Three key factors underpin Goldman's projected copper supply gap: 1. **Slower-than-expected mine depletion but rising long-term costs**: While 2024 output exceeded 2014 forecasts due to extended mine lives, ore grades have fallen 25%, requiring 33% more ore to produce the same copper volume and driving up operating costs. 2. **Congo’s growth faces limits**: Despite accounting for 14% of global production (8% of reserves), Congo’s potential 500kt output increase is constrained by geopolitical tensions, low exploration spending, and Africa’s limited undiscovered copper resources (just 5% globally). 3. **Aluminum substitution dampens copper demand**: A $1,000/t copper-aluminum price gap boosts net substitution by 0.1%, reducing refined copper demand by 175kt by 2035.
Goldman’s scrap supply model suggests a ~75% post-consumer recycling rate ceiling, with a 10% price hike raising recycling by 0.8%—though diminishing near 80%. At $12,250/t (2030 forecast), a 12.5% price increase would lift recycling by 2%, adding 350kt annually.

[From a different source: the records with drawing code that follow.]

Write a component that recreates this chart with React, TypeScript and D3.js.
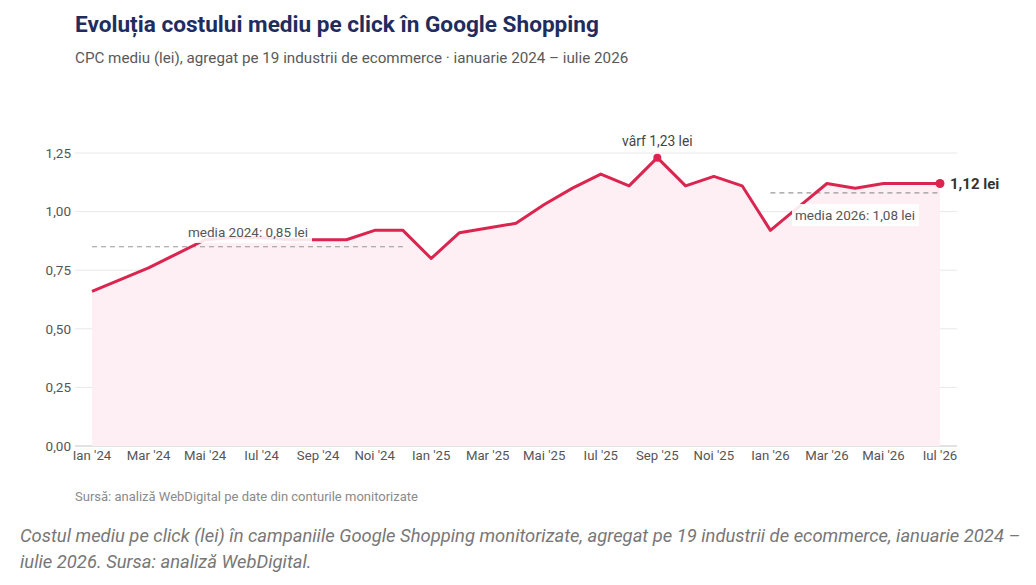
import React from "react";
import * as d3 from "d3";

const months = [
  "Ian '24","Feb '24","Mar '24","Apr '24","Mai '24","Iun '24","Iul '24","Aug '24","Sep '24","Oct '24","Noi '24","Dec '24",
  "Ian '25","Feb '25","Mar '25","Apr '25","Mai '25","Iun '25","Iul '25","Aug '25","Sep '25","Oct '25","Noi '25","Dec '25",
  "Ian '26","Feb '26","Mar '26","Apr '26","Mai '26","Iun '26","Iul '26",
];
const cpc = [
  0.66, 0.71, 0.76, 0.82, 0.88, 0.89, 0.89, 0.88, 0.88, 0.88, 0.92, 0.92,
  0.80, 0.91, 0.93, 0.95, 1.03, 1.10, 1.16, 1.11, 1.23, 1.11, 1.15, 1.11,
  0.92, 1.02, 1.12, 1.10, 1.12, 1.12, 1.12,
];
const yTicks = [0, 0.25, 0.5, 0.75, 1.0, 1.25];
const mean2024 = 0.85;
const mean2026 = 1.08;
const peakIndex = 20;

const W = 1036;
const H = 585;
const FONT = "Roboto, 'Noto Sans', sans-serif";
const LINE = "#d92550";
const FILL = "#fdeff3";

export default function App() {
  const x = d3.scaleLinear().domain([0, months.length - 1]).range([92, 940]);
  const y = d3.scaleLinear().domain([0, 1.25]).range([446, 153]);
  const fmt = (v: number) => v.toFixed(2).replace(".", ",");

  const line = d3.line<number>().x((_, i) => x(i)).y((d) => y(d));
  const area = d3.area<number>().x((_, i) => x(i)).y0(y(0)).y1((d) => y(d));

  const last = cpc.length - 1;

  return (
    <svg width={W} height={H} style={{ position: "absolute", left: 0, top: 0, background: "#fff" }} fontFamily={FONT}>
      <text x={75} y={32} fontSize={22.6} fontWeight={700} fill="#1f2d5e">Evoluția costului mediu pe click în Google Shopping</text>
      <text x={75} y={63} fontSize={15.2} fill="#595959">CPC mediu (lei), agregat pe 19 industrii de ecommerce · ianuarie 2024 – iulie 2026</text>

      {yTicks.map((t) => (
        <g key={t}>
          <line x1={75} x2={957} y1={y(t)} y2={y(t)} stroke={t === 0 ? "#d9d9d9" : "#e8e8e8"} strokeWidth={t === 0 ? 1.5 : 1} />
          <text x={71} y={y(t)} dy="0.35em" textAnchor="end" fontSize={13.5} fill="#555">{fmt(t)}</text>
        </g>
      ))}

      <path d={area(cpc) || ""} fill={FILL} />

      <line x1={x(0)} x2={x(11)} y1={y(mean2024)} y2={y(mean2024)} stroke="#999" strokeWidth={1.2} strokeDasharray="5 4" />
      <line x1={x(24)} x2={x(last)} y1={y(mean2026)} y2={y(mean2026)} stroke="#999" strokeWidth={1.2} strokeDasharray="5 4" />

      <path d={line(cpc) || ""} fill="none" stroke={LINE} strokeWidth={3} strokeLinejoin="round" />

      <rect x={185} y={223} width={127} height={20} fill="#fff" fillOpacity={0.88} />
      <text x={188} y={237} fontSize={13.5} fill="#555">media 2024: 0,85 lei</text>

      <rect x={792} y={204} width={127} height={22} fill="#fff" fillOpacity={0.9} />
      <text x={795} y={220} fontSize={13.5} fill="#555">media 2026: 1,08 lei</text>

      <circle cx={x(peakIndex)} cy={y(cpc[peakIndex])} r={4} fill={LINE} />
      <text x={x(peakIndex)} y={146} textAnchor="middle" fontSize={13.8} fill="#444">vârf {fmt(cpc[peakIndex])} lei</text>

      <circle cx={x(last)} cy={y(cpc[last])} r={4.5} fill={LINE} />
      <text x={950} y={y(cpc[last])} dy="0.35em" fontSize={15} fontWeight={700} fill="#333">{fmt(cpc[last])} lei</text>

      {months.map((m, i) => (i % 2 === 0 ? (
        <text key={m} x={x(i)} y={460} textAnchor="middle" fontSize={13.2} fill="#555">{m}</text>
      ) : null))}

      <text x={75} y={501} fontSize={13} fill="#8a8a8a">Sursă: analiză WebDigital pe date din conturile monitorizate</text>

      <text x={20} y={542} fontSize={18.4} fontStyle="italic" fill="#777">Costul mediu pe click (lei) în campaniile Google Shopping monitorizate, agregat pe 19 industrii de ecommerce, ianuarie 2024 –</text>
      <text x={20} y={568} fontSize={18.4} fontStyle="italic" fill="#777">iulie 2026. Sursa: analiză WebDigital.</text>
    </svg>
  );
}
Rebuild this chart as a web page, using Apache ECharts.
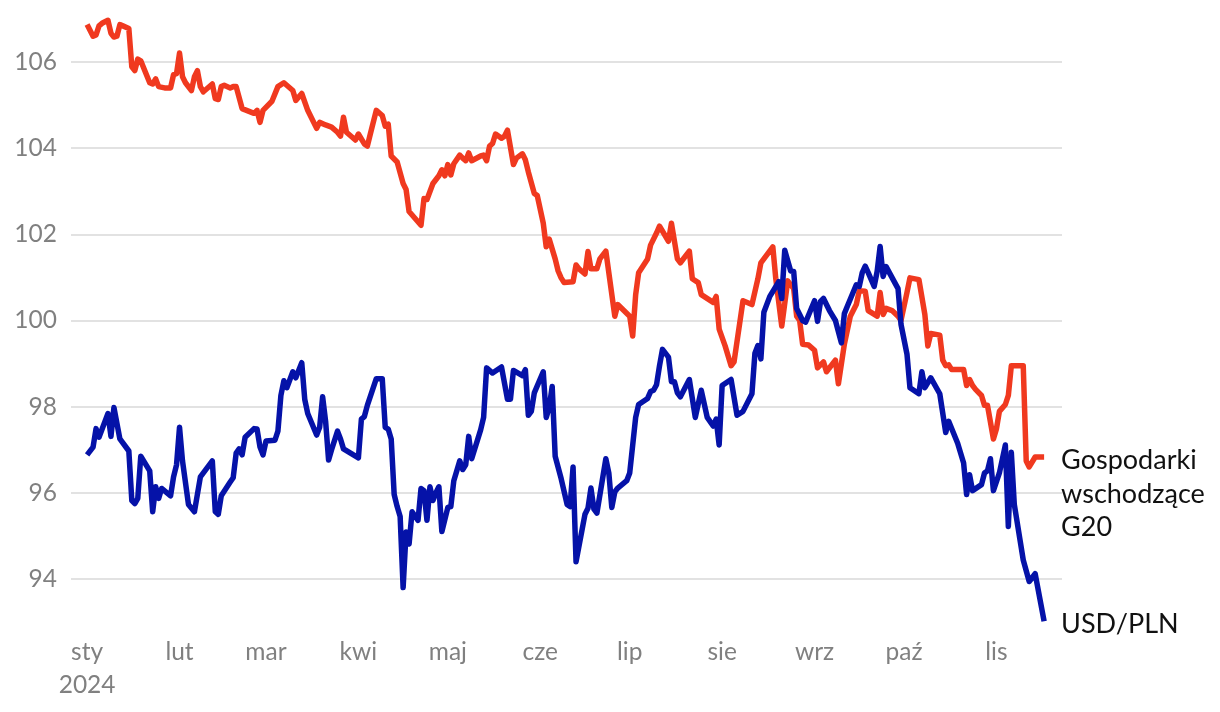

**Aluminum: Overpriced Now, Supply Growth to Weigh** Goldman expects aluminum prices to fall to $2,350/t by late 2026 as new supply creates a surplus, with a recovery only by the early 2030s. Long-term, prices are projected at $2,900–3,400/t (2025 dollars: ~$2,600/t) for 2030–2035. Unlike copper’s global resource crunch, aluminum faces regional power constraints: - Power (35% of operating costs) remains a hurdle, with producers in Europe and North America struggling to secure long-term contracts below $50/MWh. - New supply may rely on cheap coal power ($40–60/MWh), placing capacity in the cost curve’s second quartile. Prices of ~$2,500/t (2025 dollars) could incentivize new projects in India/Indonesia by 2026–2030, rising to ~$2,600/t for frontier regions by 2030–2035. This would lift the copper-aluminum price ratio from 3.8:1 (2025) to 4.4:1 by 2035.
Global aluminum output is forecast to grow by ~13Mt from 2025–2035, with Central Asia, Iran, and sub-Saharan Africa emerging as new hubs. Projects include China’s East Hope Group’s $12B Kazakhstan aluminum complex and Yunnan Construction’s Tajikistan exploration.